A mí me parece que cualquier debate sobre una hipotética modificación de los rituales del 11-S patrio tiene que partir de tres supuestos. Primero: ser silbados forma parte del sueldo de los políticos. Todo el mundo tiene derecho a expresar su disconformidad con pitos y abucheos, del mismo modo que puede expresar su acuerdo con aplausos. ¿Verdad que Piqué no se habría quejado si le hubieran aplaudido? En tanto no aparezca la violencia, hay poco que objetar.
Segundo: la intolerancia no tiene patria ni color. Un fascista es un fascista, sea catalán o español, sea un boix noi o un brigada blanquiazul. Cualquier síntoma de tolerancia con los intolerantes propios porque son los nuestros es democráticamente inaceptable. Al fin y al cabo, la cultura democrática es resistencia a cualquier forma de intransigencia y de comportamiento despótico, sean los que sean su origen y su condición.

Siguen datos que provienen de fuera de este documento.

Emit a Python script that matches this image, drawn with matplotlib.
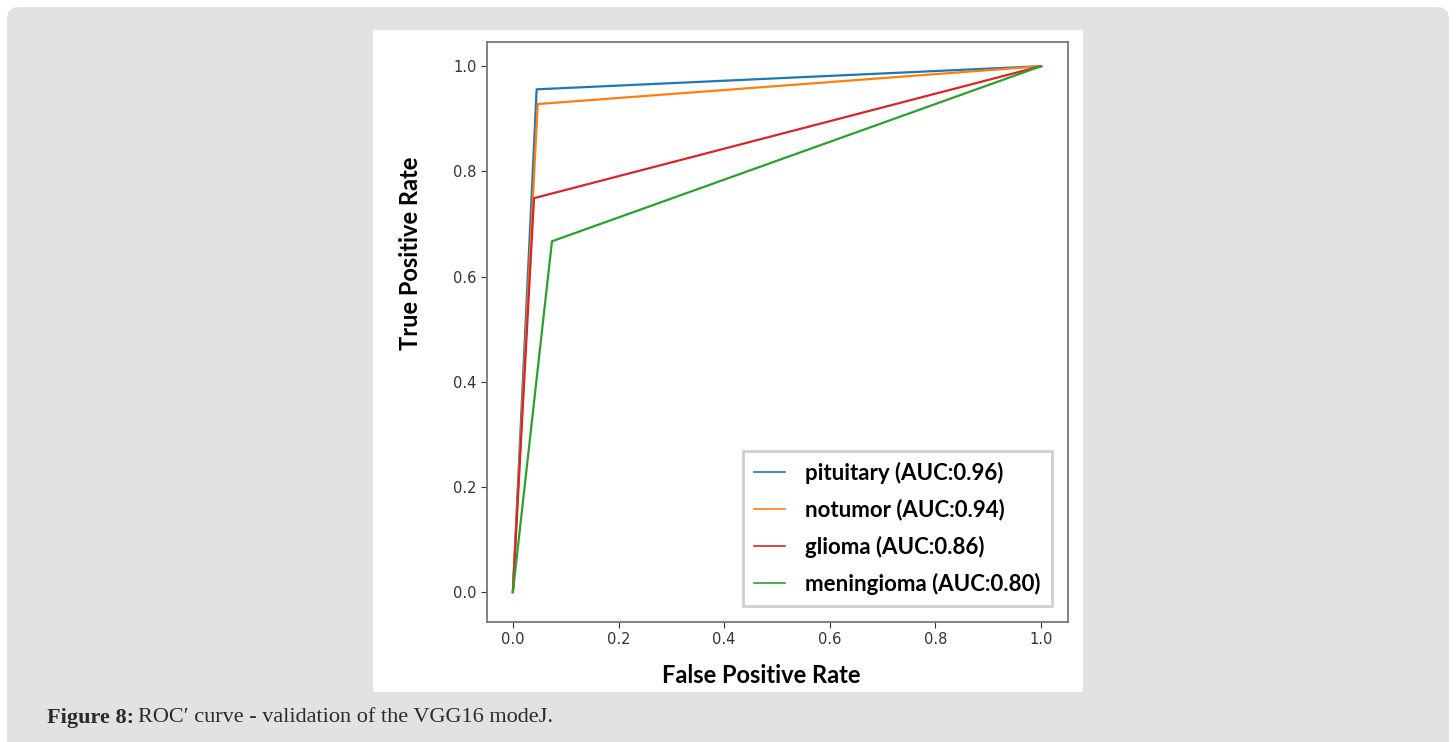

Tercero: realmente, el desfile de personalidades institucionales y entidades llevando flores a la estatua de Rafael Casanova tiene algo de esperpéntico y mucho de obsoleto. Se me dirá que todos los países tienen rituales de este tipo, y que el ritual forma parte de la construcción de la nación política. Tendríamos que ver caso por caso, pero los tiempos cambian y es perfectamente razonable adecuar los ritos a la evolución de las sociedades.
En cualquier caso, no es porque silben al señor Piqué y al PP, al Espanyol o al PSC que hay que cambiar las tradiciones de la Diada. Es porque el lugar de Cataluña en el mundo ya no es -o ya no debería ser- el de hace 25 años, cuando todo lo simbólico, por arcaico que fuera, sumaba en la reivindicación de la nación. Una Diada, por otra parte, que la inmensa mayoría de los ciudadanos, la piensa ya mucho más en términos de puente vacacional que en términos de exaltación patriótica.

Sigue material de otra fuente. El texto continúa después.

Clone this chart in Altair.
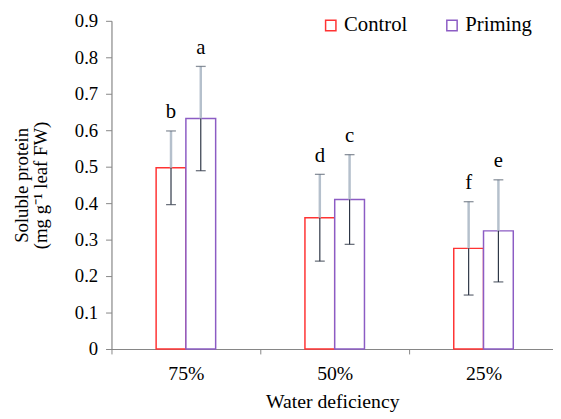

Los caprichos de la historia han querido que el 11-S ocupara un lugar de referencia en el calendario por dos acontecimientos de importancia universal: el 11-S chileno y el 11-S norteamericano. Los que fueron verdugos hace 30 años, fueron víctimas hace dos, aunque en este breve tiempo su Gobierno ha liquidado todo el patrimonio de simpatía acumulado. Pero el 11-S chileno nos permite reflexionar sobre los límites de la política y sobre la posibilidad real de construcción de alternativas en democracia, y el 11-S norteamericano sobre los problemas de la seguridad y de la democracia en la sociedad global. En ambos casos, los mecanismos de la memoria, del olvido y las estrategias de respuesta dan mucho material para pensar.
Sin dar demasiadas concreciones, Maragall ha apuntado desde Chile la conveniencia de que el 11-S catalán se abriera a estos dos acontecimientos históricos. Una oportunidad más de realizar esta función de lugar de encuentros imposibles que Cataluña debería tener como un modo propio de estar en el mundo. Algunos han criticado a Maragall por haber preferido estar en el 11-S chileno que en el 11-S patrio. Me recuerdan a un joven catalán que este verano, prendado por las maravillas de la Costa Brava, exclamó: "Cataluña es tan bella que no merece la pena ir de viaje a ninguna parte". Aunque un solo ciudadano de Cataluña suscribiera estas palabras -desgraciadamente hay muchos más-, ya estaría justificado abrir el 11-S catalán al exterior y sacarlo de la cacofonía patriotera. Democracia también es pedagogía.